The Khmer Rouge began their second revolution on the day they won the first. The first phase of their postwar strategy, the period of “war communism,”
lasted until they formally devised a program at their Fourth Party Congress in January 1976.
With the evacuation and forced migration to the countryside, the Khmer Rouge applied their wartime policies in peace. Everything done in the first year had been tried in the zones since the 1973 cooperative movement. The vocabulary and mentality of war continued. There was no lull after victory; the people were expected to work even harder and defeat “enemies.” Enemies were either unnamed spies working for foreign agents, or those with enemy traits that would undermine the revolution—such as a lust for private property, family virtues, or personal gain. These were class enemies. The party would make sharper distinctions in the next phase when they declared full-scale class war and instructed the security police to watch out for agents of the Soviet KGB, the American CIA, and, later, the Vietnamese communists.

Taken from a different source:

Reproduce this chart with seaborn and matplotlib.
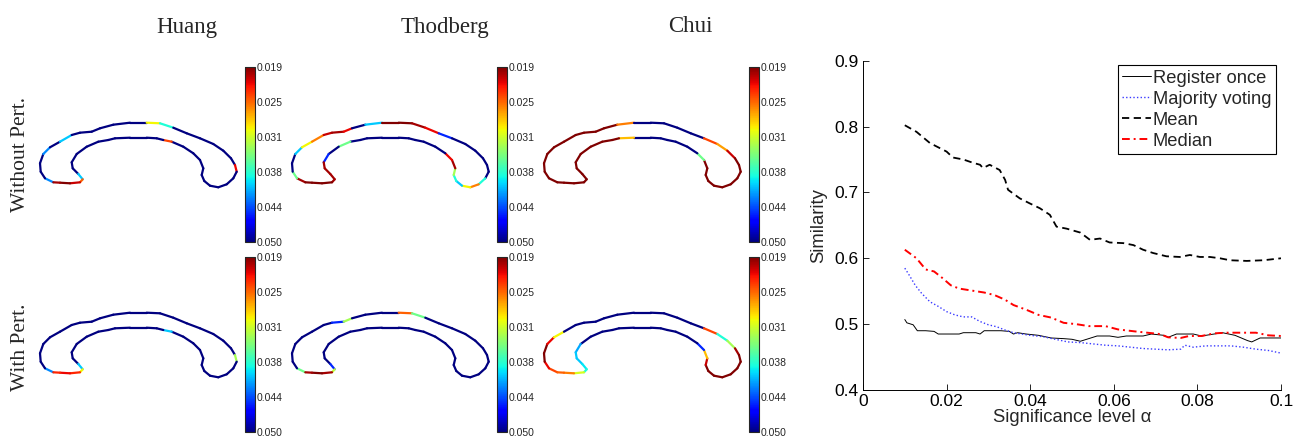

The revolutionary language established in war was now imposed in peace. Traditional, complicated honorifics to distinguish family members, respected elders of the community, and religious figures were erased from the language. People were now comrades, aunts or uncles, fathers or mothers. Military phrases replaced ordinary domestic language. The word that once meant “work” now meant “struggle.” The people no longer planted their fields, they “struggled” to plant and plow and even “struggled” to catch fish. They did not build dikes, they “launched offensives” to build them. They did not celebrate good weather, they proclaimed victory over the elements. Food they once planted to supplement their diet—water lilies, bananas, sweet potatoes, sugarcane, and yams—now became “strategic crops” because they grew easily and fed soldiers. And, above all, the people did battle with their bad traits.

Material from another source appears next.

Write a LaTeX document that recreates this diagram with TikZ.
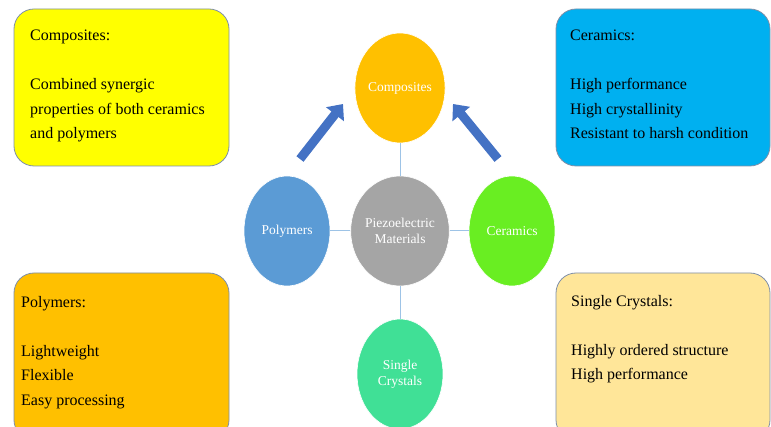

The Khmer Rouge rationalized these tactics as an ingenious shortcut to socialism. In the first issue of their journal
Tung Padevat
(“Revolutionary Flags”) to appear after the April 17, 1975, victory, they congratulated themselves for devising a plan that eliminated capitalism in one stroke. The party leaders wrote that by evacuating the people and sending them to cooperatives in the countryside they had created socialism and eliminated capitalism in Cambodia. Their argument was that private property was the linchpin of a capitalist society, and by emptying Phnom Penh of the people who owned private property, private property itself vanished, and with it capitalism. Cambodia could no longer be considered a capitalist society without private property. According to the article, “If we had kept Phnom Penh, [private property] would have had much strength. . . . We were stronger, had more influence than the private sector when we were in the countryside. But in
Phnom Penh we would have become their [private property owners'] satellite. However, we did not keep them in Phnom Penh and private property has no power.”